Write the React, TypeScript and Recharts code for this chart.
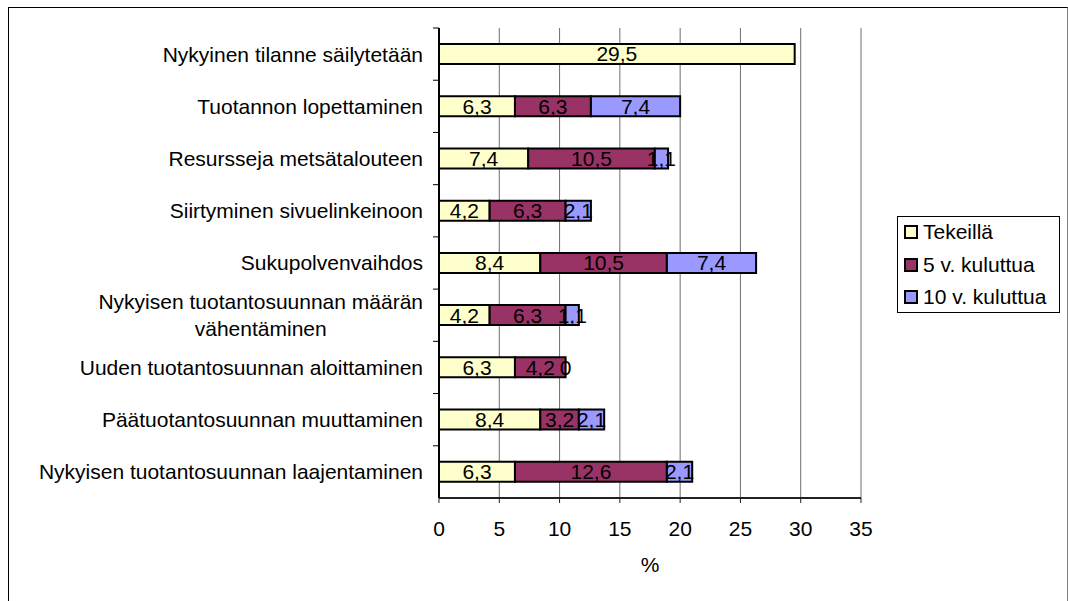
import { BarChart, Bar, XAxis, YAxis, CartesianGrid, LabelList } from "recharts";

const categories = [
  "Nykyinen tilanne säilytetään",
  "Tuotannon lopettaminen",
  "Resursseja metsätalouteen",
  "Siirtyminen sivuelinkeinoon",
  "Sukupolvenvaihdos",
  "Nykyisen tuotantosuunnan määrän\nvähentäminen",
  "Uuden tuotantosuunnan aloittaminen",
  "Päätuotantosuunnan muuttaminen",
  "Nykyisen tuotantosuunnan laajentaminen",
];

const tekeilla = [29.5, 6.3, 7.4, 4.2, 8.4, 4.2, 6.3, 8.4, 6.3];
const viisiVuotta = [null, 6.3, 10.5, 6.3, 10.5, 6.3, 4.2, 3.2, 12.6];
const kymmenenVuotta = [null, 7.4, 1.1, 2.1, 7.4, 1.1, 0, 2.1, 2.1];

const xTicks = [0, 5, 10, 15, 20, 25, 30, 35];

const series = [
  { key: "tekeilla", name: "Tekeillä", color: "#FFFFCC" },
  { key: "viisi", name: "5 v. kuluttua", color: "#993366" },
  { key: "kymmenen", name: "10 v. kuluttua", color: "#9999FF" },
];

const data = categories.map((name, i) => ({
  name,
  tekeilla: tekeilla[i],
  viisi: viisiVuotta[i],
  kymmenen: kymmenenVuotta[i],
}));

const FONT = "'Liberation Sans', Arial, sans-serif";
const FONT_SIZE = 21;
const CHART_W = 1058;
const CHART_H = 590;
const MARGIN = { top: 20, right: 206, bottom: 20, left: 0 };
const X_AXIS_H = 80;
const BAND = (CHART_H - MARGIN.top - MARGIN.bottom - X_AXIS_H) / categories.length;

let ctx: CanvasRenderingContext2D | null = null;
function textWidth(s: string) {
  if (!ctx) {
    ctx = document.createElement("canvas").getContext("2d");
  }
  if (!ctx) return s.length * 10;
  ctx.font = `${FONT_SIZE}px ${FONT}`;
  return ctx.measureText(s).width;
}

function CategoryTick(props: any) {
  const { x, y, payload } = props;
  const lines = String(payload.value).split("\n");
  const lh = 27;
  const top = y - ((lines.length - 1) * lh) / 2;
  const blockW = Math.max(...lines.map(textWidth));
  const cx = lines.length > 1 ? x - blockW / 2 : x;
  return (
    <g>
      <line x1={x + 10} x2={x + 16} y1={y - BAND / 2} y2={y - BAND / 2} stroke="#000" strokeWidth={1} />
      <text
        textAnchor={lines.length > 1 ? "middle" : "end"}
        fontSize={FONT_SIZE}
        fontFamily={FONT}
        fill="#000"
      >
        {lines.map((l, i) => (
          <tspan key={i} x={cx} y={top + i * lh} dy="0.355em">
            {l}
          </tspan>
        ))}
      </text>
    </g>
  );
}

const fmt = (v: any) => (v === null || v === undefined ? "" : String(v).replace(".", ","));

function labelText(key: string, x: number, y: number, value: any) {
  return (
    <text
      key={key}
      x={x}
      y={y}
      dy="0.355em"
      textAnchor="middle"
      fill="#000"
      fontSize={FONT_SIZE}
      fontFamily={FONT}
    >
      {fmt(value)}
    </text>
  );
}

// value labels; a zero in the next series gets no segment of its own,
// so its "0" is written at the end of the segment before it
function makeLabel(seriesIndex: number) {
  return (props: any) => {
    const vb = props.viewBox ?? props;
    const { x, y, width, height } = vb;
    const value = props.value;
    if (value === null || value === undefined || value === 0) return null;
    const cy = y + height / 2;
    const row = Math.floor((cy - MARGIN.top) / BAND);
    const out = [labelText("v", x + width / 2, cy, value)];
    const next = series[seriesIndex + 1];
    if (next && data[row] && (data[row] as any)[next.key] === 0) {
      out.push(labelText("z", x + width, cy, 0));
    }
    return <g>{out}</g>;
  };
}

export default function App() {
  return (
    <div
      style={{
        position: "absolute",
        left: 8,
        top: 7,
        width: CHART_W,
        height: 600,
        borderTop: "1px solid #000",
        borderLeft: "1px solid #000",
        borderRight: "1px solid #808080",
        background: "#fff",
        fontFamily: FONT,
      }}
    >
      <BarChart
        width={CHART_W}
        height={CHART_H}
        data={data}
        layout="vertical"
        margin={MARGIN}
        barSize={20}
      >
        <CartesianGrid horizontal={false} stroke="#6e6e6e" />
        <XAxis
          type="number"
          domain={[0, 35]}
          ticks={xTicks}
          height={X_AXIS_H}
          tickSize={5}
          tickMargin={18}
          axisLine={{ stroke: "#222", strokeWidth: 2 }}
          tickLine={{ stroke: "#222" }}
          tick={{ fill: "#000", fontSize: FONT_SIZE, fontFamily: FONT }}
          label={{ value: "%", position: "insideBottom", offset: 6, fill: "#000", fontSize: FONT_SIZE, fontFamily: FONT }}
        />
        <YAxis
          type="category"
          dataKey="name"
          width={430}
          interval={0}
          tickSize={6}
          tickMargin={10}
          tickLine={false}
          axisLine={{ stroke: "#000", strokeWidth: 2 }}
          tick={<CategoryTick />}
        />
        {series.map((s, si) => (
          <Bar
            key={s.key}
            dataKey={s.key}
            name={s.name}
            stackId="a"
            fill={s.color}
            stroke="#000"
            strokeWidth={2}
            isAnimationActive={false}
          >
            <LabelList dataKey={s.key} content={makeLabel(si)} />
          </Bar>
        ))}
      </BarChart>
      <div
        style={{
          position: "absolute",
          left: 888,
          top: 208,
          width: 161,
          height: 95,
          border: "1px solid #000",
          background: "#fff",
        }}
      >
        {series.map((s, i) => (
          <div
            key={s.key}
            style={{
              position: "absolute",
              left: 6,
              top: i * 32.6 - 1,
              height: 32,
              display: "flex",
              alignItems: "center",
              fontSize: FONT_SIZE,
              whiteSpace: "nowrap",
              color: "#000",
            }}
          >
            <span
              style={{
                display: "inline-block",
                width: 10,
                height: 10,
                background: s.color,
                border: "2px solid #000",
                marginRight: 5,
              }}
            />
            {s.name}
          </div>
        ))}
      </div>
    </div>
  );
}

* * *

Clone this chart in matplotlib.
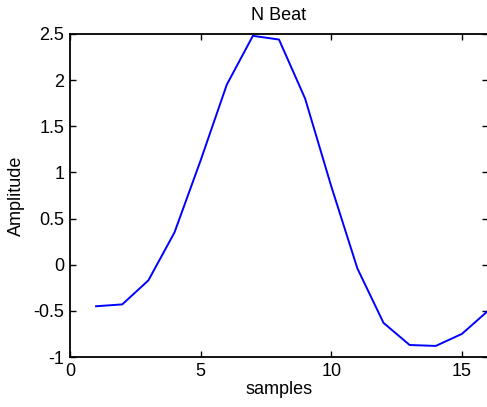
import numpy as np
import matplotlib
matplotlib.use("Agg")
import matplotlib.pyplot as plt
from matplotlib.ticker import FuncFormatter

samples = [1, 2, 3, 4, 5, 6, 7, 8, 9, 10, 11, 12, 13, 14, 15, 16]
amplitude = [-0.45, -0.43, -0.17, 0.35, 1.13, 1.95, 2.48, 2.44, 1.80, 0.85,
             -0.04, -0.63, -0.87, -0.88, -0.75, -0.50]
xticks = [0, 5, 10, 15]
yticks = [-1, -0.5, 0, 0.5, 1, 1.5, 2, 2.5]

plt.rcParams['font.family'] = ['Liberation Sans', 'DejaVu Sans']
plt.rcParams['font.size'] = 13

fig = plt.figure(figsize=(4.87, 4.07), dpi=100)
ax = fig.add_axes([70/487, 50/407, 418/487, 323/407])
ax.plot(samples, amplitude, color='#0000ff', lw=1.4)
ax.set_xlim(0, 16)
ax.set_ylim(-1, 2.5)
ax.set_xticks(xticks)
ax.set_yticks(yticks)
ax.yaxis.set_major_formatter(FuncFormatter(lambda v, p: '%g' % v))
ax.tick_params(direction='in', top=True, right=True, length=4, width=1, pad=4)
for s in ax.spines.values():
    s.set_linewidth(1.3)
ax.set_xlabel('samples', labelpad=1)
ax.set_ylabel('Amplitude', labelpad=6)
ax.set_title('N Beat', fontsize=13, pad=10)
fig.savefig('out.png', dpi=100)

* * *

Repeat only the lines from the one with "Clone this chart in matplotlib." down to the one with "plt.rcParams['font.size'] = 13", word for word and both included, and leave the pictures out.

RESPONSE TO THE TASK:
Clone this chart in matplotlib.
import numpy as np
import matplotlib
matplotlib.use("Agg")
import matplotlib.pyplot as plt
from matplotlib.ticker import FuncFormatter

samples = [1, 2, 3, 4, 5, 6, 7, 8, 9, 10, 11, 12, 13, 14, 15, 16]
amplitude = [-0.45, -0.43, -0.17, 0.35, 1.13, 1.95, 2.48, 2.44, 1.80, 0.85,
             -0.04, -0.63, -0.87, -0.88, -0.75, -0.50]
xticks = [0, 5, 10, 15]
yticks = [-1, -0.5, 0, 0.5, 1, 1.5, 2, 2.5]

plt.rcParams['font.family'] = ['Liberation Sans', 'DejaVu Sans']
plt.rcParams['font.size'] = 13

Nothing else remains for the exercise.